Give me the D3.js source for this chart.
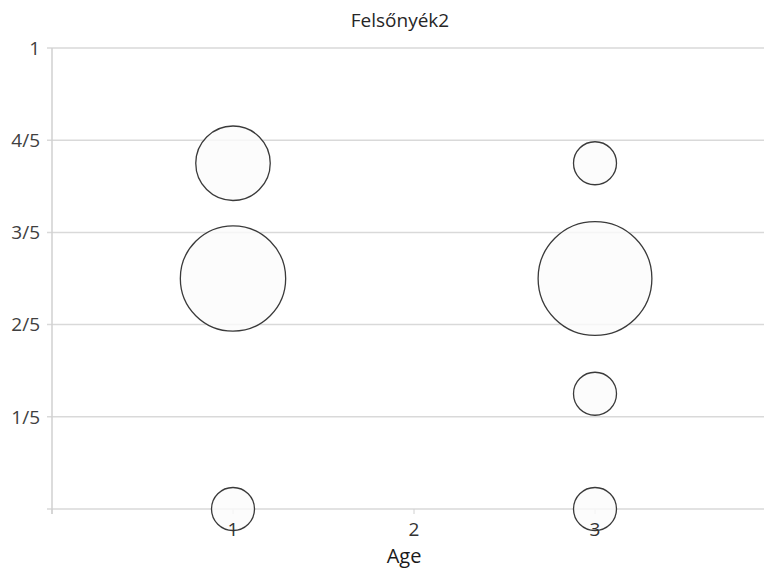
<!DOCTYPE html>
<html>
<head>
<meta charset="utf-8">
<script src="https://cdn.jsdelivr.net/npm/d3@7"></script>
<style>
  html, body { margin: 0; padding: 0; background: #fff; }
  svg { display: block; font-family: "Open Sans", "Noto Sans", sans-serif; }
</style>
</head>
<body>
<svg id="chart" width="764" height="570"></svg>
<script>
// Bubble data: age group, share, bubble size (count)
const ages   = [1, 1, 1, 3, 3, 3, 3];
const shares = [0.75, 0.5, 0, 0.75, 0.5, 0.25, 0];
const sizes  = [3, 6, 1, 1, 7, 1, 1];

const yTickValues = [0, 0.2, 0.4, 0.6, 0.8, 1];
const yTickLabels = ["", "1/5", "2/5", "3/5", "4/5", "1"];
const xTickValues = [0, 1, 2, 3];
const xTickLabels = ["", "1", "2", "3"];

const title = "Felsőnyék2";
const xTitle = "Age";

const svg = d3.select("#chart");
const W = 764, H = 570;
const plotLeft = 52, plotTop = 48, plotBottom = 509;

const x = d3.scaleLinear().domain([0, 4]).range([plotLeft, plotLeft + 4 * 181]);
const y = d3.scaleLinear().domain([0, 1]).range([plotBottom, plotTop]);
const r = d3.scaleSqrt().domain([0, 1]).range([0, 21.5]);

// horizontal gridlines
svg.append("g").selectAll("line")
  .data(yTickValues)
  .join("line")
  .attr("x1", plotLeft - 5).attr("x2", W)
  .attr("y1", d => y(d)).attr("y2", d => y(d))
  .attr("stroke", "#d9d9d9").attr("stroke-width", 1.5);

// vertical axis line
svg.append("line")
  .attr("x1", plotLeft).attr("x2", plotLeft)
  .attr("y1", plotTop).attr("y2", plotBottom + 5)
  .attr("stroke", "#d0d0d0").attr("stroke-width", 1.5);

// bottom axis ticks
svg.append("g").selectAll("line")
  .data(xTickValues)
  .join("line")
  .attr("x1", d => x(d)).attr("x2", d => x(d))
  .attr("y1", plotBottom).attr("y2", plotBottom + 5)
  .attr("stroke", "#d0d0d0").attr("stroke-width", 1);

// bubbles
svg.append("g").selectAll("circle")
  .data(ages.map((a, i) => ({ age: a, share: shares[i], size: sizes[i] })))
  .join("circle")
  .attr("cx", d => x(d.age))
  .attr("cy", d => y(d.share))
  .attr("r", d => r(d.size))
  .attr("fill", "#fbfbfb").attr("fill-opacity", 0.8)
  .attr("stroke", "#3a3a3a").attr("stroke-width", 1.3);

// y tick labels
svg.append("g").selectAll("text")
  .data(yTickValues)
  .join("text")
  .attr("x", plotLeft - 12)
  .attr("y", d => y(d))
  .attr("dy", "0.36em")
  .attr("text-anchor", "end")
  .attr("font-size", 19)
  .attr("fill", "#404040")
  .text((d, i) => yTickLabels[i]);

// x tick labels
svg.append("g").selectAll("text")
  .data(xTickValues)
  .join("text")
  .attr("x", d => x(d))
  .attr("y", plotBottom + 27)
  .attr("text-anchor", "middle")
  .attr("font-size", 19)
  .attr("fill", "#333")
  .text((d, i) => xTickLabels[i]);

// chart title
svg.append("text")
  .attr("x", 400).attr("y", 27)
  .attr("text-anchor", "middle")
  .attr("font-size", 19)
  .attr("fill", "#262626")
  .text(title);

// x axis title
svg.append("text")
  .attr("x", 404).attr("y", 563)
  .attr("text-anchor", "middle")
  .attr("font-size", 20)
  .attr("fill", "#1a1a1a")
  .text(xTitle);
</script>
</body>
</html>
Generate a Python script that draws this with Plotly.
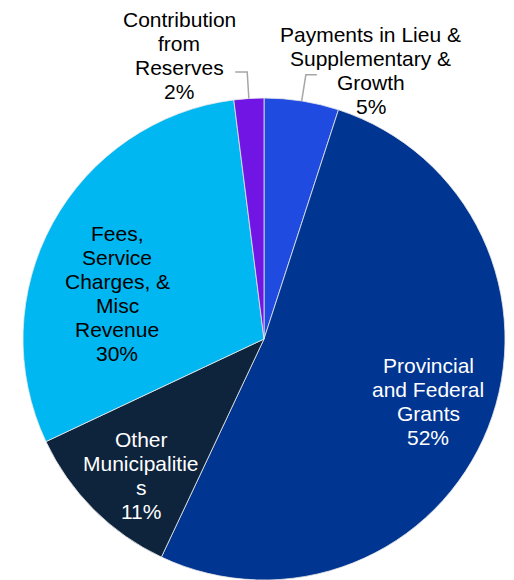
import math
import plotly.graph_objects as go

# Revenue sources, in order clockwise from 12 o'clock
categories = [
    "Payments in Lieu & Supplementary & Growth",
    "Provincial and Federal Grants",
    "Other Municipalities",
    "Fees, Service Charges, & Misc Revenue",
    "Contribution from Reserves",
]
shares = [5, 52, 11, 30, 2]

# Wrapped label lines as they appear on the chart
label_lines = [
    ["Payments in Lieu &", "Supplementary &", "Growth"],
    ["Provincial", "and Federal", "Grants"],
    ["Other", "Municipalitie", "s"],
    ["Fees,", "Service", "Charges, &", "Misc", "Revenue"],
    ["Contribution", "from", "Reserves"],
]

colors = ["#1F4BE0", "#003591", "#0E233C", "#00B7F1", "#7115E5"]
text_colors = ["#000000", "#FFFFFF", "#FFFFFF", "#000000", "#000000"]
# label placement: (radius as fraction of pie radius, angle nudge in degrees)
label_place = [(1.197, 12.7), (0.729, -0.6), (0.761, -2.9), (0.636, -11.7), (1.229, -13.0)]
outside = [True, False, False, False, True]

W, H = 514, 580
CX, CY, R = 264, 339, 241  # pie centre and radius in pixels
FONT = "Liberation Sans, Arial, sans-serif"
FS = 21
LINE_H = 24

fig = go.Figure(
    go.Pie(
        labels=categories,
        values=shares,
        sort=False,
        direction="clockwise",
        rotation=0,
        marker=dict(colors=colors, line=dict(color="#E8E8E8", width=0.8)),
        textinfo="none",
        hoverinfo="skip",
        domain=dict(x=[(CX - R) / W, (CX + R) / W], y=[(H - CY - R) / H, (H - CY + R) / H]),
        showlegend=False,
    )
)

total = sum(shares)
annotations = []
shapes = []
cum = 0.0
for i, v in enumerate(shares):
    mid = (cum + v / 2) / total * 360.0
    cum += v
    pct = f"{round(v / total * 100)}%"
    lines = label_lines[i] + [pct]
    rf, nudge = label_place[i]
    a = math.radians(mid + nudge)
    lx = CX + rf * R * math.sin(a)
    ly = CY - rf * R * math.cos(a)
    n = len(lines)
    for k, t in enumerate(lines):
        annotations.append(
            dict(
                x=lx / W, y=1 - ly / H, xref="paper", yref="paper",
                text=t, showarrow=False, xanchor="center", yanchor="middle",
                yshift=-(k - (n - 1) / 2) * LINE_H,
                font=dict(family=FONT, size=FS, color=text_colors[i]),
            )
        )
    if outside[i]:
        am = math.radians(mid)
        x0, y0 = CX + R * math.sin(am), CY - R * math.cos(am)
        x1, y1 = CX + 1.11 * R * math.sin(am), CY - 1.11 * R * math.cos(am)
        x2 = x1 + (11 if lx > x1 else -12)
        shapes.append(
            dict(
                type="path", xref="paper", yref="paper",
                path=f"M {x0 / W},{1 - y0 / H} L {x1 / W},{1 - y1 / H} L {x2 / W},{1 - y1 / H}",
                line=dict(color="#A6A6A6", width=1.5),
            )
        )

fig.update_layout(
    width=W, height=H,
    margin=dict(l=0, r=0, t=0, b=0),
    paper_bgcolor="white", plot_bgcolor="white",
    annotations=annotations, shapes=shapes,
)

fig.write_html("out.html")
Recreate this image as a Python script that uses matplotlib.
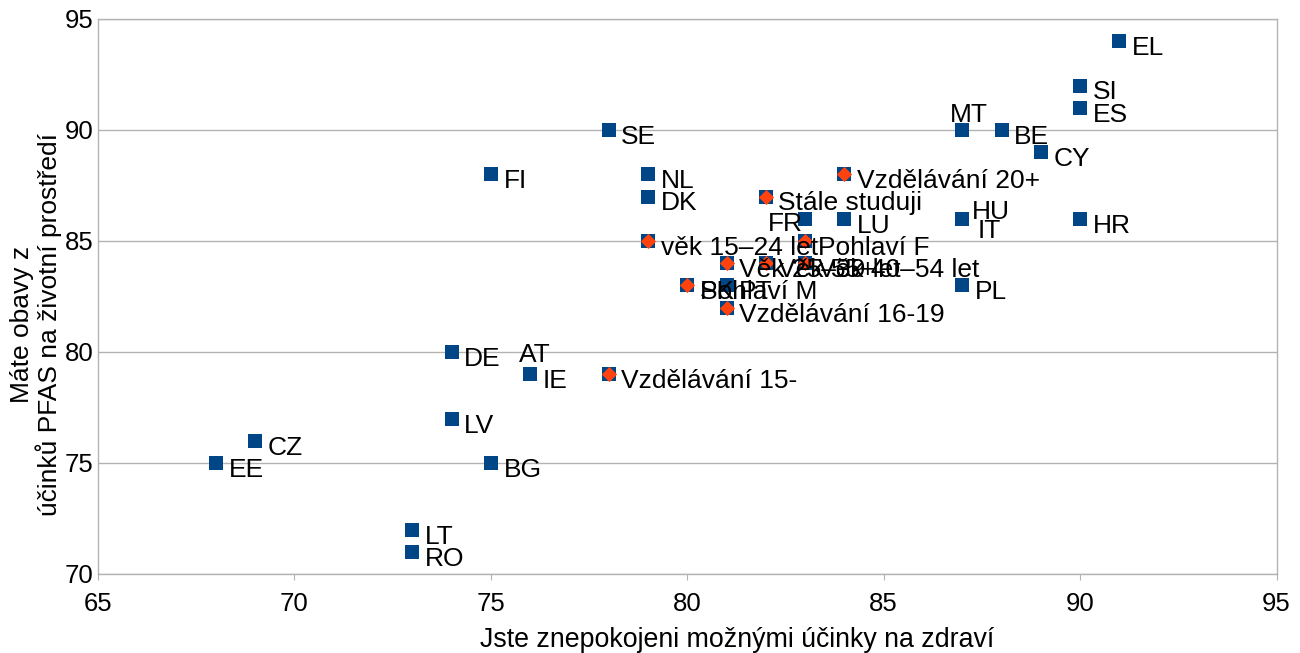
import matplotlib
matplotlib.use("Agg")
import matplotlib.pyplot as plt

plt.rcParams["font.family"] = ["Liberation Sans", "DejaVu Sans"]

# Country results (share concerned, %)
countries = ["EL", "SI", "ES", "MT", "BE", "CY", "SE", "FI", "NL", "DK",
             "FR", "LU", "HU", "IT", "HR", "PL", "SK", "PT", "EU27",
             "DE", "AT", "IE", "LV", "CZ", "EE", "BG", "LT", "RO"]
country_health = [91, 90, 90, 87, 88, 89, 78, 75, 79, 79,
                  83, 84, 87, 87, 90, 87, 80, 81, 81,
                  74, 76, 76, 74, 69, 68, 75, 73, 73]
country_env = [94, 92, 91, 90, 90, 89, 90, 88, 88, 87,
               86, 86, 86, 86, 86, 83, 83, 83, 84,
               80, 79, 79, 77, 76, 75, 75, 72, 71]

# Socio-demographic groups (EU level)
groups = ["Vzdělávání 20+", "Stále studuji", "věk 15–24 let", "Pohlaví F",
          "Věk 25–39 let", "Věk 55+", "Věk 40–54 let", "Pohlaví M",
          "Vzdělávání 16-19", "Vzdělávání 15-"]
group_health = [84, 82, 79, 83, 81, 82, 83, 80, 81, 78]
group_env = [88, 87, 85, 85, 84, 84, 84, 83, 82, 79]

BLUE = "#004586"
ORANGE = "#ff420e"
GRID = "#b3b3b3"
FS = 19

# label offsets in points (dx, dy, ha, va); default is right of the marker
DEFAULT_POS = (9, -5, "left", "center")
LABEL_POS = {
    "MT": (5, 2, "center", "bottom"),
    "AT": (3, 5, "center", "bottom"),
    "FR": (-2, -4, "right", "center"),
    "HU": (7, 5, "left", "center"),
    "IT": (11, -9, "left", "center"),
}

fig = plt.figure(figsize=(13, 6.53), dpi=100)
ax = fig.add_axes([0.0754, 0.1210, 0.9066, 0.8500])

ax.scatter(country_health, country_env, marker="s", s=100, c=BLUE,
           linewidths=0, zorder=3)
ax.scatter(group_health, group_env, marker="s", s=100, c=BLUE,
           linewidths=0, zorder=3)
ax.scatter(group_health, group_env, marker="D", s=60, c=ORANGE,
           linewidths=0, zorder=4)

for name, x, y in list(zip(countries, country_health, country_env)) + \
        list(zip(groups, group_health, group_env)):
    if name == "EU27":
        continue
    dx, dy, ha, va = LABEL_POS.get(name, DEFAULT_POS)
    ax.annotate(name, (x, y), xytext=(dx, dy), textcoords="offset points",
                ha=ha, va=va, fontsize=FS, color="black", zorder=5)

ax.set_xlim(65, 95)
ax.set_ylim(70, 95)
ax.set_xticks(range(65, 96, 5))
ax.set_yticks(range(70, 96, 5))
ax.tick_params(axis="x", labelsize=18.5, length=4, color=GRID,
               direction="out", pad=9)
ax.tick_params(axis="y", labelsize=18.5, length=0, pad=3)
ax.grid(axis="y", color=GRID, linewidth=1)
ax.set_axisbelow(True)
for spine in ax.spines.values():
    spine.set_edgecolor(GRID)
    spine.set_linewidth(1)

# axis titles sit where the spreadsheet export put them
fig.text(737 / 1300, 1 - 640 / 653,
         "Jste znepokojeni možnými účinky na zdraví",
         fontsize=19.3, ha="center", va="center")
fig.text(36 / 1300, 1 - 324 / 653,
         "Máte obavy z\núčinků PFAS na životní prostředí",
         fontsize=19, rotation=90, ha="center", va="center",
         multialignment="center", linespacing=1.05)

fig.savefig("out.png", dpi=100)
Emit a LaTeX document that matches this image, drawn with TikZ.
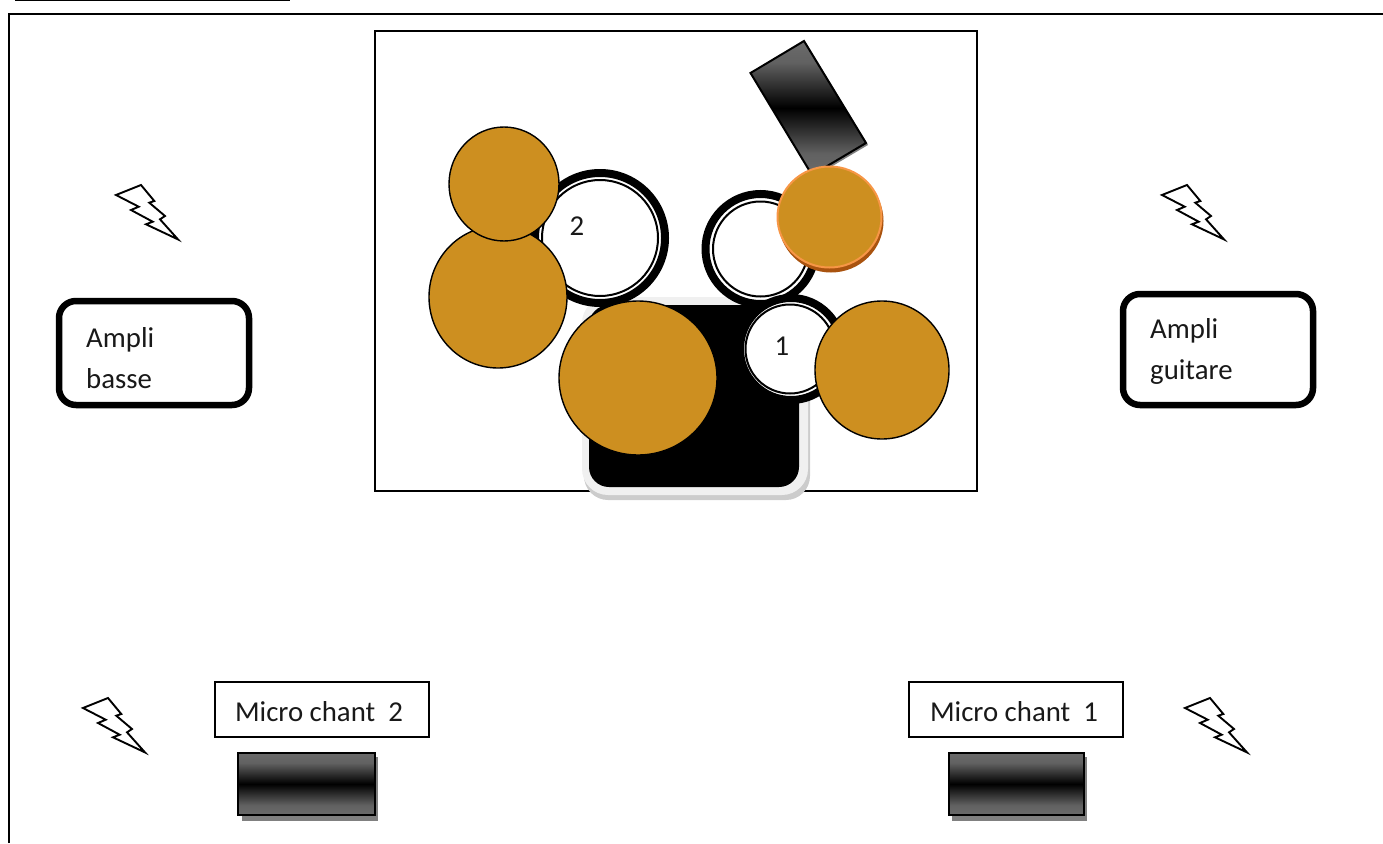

----

* **WORK TO BE COMPLETED**: In the listing above, find the line with "Recreate this image" and the line with "80, 79, 79, 77, 76, 75, 75, 72, 71]". Set down both and every line between them, minus the pictures.

* **RESULT**:
Recreate this image as a Python script that uses matplotlib.
import matplotlib
matplotlib.use("Agg")
import matplotlib.pyplot as plt

plt.rcParams["font.family"] = ["Liberation Sans", "DejaVu Sans"]

# Country results (share concerned, %)
countries = ["EL", "SI", "ES", "MT", "BE", "CY", "SE", "FI", "NL", "DK",
             "FR", "LU", "HU", "IT", "HR", "PL", "SK", "PT", "EU27",
             "DE", "AT", "IE", "LV", "CZ", "EE", "BG", "LT", "RO"]
country_health = [91, 90, 90, 87, 88, 89, 78, 75, 79, 79,
                  83, 84, 87, 87, 90, 87, 80, 81, 81,
                  74, 76, 76, 74, 69, 68, 75, 73, 73]
country_env = [94, 92, 91, 90, 90, 89, 90, 88, 88, 87,
               86, 86, 86, 86, 86, 83, 83, 83, 84,
               80, 79, 79, 77, 76, 75, 75, 72, 71]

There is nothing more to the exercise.